* [Directive]: From the entries below, reproduce exactly the line containing "Write a Python", the line containing "W, H = 2200, 2835", and every line in between, with nothing added.

* Start Material provided *

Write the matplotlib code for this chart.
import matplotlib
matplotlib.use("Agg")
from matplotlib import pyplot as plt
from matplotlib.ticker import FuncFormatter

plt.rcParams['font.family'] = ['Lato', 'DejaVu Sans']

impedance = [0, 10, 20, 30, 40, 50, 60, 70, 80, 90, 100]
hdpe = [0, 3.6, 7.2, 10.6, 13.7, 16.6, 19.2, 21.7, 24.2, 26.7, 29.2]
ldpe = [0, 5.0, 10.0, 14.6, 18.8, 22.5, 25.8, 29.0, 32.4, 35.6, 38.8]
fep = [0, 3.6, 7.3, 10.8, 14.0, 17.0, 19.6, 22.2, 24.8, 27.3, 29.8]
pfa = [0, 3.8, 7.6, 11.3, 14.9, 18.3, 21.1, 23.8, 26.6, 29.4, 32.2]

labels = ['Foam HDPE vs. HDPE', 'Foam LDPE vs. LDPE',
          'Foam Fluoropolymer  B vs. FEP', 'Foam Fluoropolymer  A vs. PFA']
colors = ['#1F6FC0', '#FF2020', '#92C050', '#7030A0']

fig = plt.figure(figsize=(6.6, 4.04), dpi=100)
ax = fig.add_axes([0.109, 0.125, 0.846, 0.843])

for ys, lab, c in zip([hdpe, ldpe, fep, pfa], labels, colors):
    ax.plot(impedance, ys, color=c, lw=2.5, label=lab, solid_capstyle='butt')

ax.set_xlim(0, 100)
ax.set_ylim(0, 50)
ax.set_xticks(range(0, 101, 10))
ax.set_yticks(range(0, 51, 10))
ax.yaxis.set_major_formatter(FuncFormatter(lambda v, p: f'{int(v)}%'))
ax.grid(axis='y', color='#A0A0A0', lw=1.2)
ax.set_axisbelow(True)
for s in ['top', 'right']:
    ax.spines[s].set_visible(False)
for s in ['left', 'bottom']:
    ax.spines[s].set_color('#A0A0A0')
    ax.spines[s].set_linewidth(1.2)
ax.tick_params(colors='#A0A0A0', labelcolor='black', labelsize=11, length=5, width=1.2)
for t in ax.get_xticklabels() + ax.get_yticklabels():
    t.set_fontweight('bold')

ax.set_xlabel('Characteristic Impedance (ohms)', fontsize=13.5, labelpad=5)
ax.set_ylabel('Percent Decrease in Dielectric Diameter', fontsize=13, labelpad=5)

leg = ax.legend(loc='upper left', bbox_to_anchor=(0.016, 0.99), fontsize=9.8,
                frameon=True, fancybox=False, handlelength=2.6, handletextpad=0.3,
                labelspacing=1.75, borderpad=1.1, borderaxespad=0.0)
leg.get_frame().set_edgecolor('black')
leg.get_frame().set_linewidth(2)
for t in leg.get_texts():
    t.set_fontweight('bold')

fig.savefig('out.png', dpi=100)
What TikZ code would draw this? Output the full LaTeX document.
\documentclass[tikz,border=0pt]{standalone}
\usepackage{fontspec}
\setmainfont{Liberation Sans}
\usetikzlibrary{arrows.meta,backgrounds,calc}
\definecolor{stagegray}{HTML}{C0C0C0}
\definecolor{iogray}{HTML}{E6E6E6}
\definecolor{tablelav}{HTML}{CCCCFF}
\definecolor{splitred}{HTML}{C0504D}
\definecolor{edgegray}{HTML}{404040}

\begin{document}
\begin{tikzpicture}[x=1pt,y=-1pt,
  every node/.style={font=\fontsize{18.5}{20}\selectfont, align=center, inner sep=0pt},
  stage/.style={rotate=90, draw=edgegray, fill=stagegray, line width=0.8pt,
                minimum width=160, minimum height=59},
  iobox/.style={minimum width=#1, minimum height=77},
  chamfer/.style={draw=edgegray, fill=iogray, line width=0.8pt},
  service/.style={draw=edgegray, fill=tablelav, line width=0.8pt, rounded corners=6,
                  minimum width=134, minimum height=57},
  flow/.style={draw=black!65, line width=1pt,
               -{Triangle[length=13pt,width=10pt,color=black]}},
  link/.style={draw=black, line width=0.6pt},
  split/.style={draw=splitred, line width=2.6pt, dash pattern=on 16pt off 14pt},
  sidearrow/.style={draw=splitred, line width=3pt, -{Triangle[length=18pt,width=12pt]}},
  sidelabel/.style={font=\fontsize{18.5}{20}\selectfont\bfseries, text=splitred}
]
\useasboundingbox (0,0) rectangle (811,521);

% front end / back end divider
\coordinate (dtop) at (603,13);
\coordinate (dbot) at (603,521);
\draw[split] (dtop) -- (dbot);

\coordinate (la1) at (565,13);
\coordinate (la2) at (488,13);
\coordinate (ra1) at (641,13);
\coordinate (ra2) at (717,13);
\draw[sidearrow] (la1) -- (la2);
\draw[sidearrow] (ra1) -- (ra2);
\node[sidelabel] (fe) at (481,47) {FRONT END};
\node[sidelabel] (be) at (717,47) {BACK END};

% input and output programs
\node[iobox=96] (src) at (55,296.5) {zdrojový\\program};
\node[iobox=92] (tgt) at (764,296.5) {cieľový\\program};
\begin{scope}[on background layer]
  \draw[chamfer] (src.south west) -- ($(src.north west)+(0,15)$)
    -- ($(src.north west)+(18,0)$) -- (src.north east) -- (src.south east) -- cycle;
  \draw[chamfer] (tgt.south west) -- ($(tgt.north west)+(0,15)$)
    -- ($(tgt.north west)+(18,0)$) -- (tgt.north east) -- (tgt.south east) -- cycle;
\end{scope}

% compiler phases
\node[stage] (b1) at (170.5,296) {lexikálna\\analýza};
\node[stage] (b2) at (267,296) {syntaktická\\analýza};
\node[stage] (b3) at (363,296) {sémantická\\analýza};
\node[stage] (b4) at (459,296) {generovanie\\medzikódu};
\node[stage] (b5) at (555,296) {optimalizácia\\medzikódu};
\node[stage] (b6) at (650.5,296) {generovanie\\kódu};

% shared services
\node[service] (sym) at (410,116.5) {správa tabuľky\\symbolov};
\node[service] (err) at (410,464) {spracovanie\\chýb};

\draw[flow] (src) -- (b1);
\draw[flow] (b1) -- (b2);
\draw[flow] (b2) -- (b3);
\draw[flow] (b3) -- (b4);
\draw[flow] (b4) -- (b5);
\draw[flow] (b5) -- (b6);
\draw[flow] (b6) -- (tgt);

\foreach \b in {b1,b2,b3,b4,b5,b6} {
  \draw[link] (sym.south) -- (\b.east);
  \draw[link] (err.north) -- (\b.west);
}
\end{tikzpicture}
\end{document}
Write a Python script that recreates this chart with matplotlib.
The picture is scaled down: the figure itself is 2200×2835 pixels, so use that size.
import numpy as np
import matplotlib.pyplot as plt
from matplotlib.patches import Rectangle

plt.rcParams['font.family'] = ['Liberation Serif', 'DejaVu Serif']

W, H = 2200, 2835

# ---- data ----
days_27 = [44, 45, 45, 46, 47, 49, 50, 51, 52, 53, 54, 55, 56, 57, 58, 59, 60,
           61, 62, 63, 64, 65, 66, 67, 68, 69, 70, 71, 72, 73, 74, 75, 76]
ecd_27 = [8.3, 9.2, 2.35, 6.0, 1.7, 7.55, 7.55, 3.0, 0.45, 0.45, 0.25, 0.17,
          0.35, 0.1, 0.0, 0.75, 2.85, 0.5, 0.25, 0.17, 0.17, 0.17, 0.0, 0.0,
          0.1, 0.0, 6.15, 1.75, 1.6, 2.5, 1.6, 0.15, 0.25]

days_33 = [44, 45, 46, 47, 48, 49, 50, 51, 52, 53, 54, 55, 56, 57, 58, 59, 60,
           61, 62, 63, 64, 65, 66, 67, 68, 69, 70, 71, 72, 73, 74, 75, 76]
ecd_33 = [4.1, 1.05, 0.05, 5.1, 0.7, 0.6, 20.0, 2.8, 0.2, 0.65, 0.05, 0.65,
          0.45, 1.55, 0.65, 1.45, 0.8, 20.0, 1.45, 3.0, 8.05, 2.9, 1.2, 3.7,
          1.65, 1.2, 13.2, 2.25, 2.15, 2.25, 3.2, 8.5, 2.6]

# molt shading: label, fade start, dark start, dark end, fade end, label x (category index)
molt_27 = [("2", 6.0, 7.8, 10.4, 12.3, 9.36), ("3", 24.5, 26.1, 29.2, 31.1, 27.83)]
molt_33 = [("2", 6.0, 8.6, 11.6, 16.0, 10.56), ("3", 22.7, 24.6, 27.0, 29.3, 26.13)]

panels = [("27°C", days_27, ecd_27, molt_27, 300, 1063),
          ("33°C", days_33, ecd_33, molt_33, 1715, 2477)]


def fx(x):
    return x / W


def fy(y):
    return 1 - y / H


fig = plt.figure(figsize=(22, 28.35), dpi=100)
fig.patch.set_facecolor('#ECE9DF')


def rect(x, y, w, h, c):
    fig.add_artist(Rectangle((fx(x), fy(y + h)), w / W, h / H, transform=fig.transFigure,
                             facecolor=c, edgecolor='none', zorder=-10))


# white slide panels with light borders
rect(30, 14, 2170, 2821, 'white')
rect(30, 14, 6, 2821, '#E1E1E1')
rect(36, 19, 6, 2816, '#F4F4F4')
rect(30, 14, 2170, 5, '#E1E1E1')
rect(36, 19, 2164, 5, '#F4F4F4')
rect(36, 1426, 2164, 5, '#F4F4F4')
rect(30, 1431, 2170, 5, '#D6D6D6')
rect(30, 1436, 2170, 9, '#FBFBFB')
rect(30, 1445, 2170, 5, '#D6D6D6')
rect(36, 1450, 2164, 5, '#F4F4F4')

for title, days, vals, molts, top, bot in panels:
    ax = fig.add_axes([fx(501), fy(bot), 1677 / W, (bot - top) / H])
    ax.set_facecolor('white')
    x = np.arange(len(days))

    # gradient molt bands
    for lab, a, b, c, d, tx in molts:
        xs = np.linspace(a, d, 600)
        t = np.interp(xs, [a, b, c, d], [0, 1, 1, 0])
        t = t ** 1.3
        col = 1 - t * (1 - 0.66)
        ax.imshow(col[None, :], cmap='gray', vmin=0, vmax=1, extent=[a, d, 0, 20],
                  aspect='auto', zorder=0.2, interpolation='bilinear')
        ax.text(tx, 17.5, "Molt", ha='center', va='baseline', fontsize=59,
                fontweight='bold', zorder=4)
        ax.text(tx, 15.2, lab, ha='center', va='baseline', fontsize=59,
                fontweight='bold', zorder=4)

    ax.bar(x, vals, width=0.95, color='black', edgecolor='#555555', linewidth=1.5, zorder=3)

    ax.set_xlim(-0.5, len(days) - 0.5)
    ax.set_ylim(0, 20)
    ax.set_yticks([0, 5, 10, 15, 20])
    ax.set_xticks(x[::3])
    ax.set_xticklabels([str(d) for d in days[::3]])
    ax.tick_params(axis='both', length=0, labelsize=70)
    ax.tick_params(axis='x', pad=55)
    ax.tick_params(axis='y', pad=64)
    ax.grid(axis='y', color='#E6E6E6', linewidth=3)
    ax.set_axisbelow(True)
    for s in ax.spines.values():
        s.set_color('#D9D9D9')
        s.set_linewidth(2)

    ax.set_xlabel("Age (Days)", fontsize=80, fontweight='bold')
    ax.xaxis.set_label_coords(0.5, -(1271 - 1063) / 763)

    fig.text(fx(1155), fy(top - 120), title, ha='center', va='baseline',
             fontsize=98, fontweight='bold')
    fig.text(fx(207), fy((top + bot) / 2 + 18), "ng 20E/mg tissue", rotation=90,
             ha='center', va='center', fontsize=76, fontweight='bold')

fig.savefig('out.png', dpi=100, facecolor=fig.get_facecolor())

* End Material provided *

* [Full solution]:
Write a Python script that recreates this chart with matplotlib.
The picture is scaled down: the figure itself is 2200×2835 pixels, so use that size.
import numpy as np
import matplotlib.pyplot as plt
from matplotlib.patches import Rectangle

plt.rcParams['font.family'] = ['Liberation Serif', 'DejaVu Serif']

W, H = 2200, 2835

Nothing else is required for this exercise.